▶ **Exercise description**
Return the records, each one exactly as written.

▶ **Supplied data**
----------------------------------------

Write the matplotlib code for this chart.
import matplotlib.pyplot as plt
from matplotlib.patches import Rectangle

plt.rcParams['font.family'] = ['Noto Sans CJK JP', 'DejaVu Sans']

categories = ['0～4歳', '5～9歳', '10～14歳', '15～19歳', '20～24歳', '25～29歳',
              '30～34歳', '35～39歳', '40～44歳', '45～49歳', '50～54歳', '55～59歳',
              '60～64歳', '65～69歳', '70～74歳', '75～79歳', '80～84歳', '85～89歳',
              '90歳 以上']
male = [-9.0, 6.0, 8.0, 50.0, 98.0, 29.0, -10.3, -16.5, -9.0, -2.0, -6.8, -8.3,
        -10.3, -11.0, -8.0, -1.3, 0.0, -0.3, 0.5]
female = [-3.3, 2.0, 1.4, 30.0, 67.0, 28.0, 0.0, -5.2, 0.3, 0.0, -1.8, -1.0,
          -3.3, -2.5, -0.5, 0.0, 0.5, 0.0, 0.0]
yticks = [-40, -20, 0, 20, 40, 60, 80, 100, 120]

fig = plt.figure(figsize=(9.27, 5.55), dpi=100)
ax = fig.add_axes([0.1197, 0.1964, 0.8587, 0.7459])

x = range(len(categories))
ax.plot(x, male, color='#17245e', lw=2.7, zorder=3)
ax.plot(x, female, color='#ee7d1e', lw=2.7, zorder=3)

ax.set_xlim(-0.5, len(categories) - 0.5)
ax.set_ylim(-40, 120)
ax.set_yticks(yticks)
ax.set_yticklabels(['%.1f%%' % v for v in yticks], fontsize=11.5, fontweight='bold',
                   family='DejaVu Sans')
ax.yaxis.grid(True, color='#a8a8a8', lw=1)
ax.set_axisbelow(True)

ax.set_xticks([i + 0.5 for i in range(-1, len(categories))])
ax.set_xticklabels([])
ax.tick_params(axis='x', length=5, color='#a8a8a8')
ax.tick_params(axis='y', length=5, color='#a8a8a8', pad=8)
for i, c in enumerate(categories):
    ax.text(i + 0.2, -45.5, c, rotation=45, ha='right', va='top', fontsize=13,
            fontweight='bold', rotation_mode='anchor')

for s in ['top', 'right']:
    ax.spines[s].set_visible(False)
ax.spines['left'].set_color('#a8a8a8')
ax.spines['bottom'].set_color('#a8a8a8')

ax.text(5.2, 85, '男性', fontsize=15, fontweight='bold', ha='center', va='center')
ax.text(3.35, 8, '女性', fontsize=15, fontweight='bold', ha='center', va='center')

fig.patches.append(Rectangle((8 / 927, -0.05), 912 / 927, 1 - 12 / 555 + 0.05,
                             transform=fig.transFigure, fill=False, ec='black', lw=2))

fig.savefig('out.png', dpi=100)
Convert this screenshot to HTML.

----------------------------------------

▶ **Task response**
Write the matplotlib code for this chart.
import matplotlib.pyplot as plt
from matplotlib.patches import Rectangle

plt.rcParams['font.family'] = ['Noto Sans CJK JP', 'DejaVu Sans']

categories = ['0～4歳', '5～9歳', '10～14歳', '15～19歳', '20～24歳', '25～29歳',
              '30～34歳', '35～39歳', '40～44歳', '45～49歳', '50～54歳', '55～59歳',
              '60～64歳', '65～69歳', '70～74歳', '75～79歳', '80～84歳', '85～89歳',
              '90歳 以上']
male = [-9.0, 6.0, 8.0, 50.0, 98.0, 29.0, -10.3, -16.5, -9.0, -2.0, -6.8, -8.3,
        -10.3, -11.0, -8.0, -1.3, 0.0, -0.3, 0.5]
female = [-3.3, 2.0, 1.4, 30.0, 67.0, 28.0, 0.0, -5.2, 0.3, 0.0, -1.8, -1.0,
          -3.3, -2.5, -0.5, 0.0, 0.5, 0.0, 0.0]
yticks = [-40, -20, 0, 20, 40, 60, 80, 100, 120]

fig = plt.figure(figsize=(9.27, 5.55), dpi=100)
ax = fig.add_axes([0.1197, 0.1964, 0.8587, 0.7459])

x = range(len(categories))
ax.plot(x, male, color='#17245e', lw=2.7, zorder=3)
ax.plot(x, female, color='#ee7d1e', lw=2.7, zorder=3)

ax.set_xlim(-0.5, len(categories) - 0.5)
ax.set_ylim(-40, 120)
ax.set_yticks(yticks)
ax.set_yticklabels(['%.1f%%' % v for v in yticks], fontsize=11.5, fontweight='bold',
                   family='DejaVu Sans')
ax.yaxis.grid(True, color='#a8a8a8', lw=1)
ax.set_axisbelow(True)

ax.set_xticks([i + 0.5 for i in range(-1, len(categories))])
ax.set_xticklabels([])
ax.tick_params(axis='x', length=5, color='#a8a8a8')
ax.tick_params(axis='y', length=5, color='#a8a8a8', pad=8)
for i, c in enumerate(categories):
    ax.text(i + 0.2, -45.5, c, rotation=45, ha='right', va='top', fontsize=13,
            fontweight='bold', rotation_mode='anchor')

for s in ['top', 'right']:
    ax.spines[s].set_visible(False)
ax.spines['left'].set_color('#a8a8a8')
ax.spines['bottom'].set_color('#a8a8a8')

ax.text(5.2, 85, '男性', fontsize=15, fontweight='bold', ha='center', va='center')
ax.text(3.35, 8, '女性', fontsize=15, fontweight='bold', ha='center', va='center')

fig.patches.append(Rectangle((8 / 927, -0.05), 912 / 927, 1 - 12 / 555 + 0.05,
                             transform=fig.transFigure, fill=False, ec='black', lw=2))

fig.savefig('out.png', dpi=100)
Convert this screenshot to HTML.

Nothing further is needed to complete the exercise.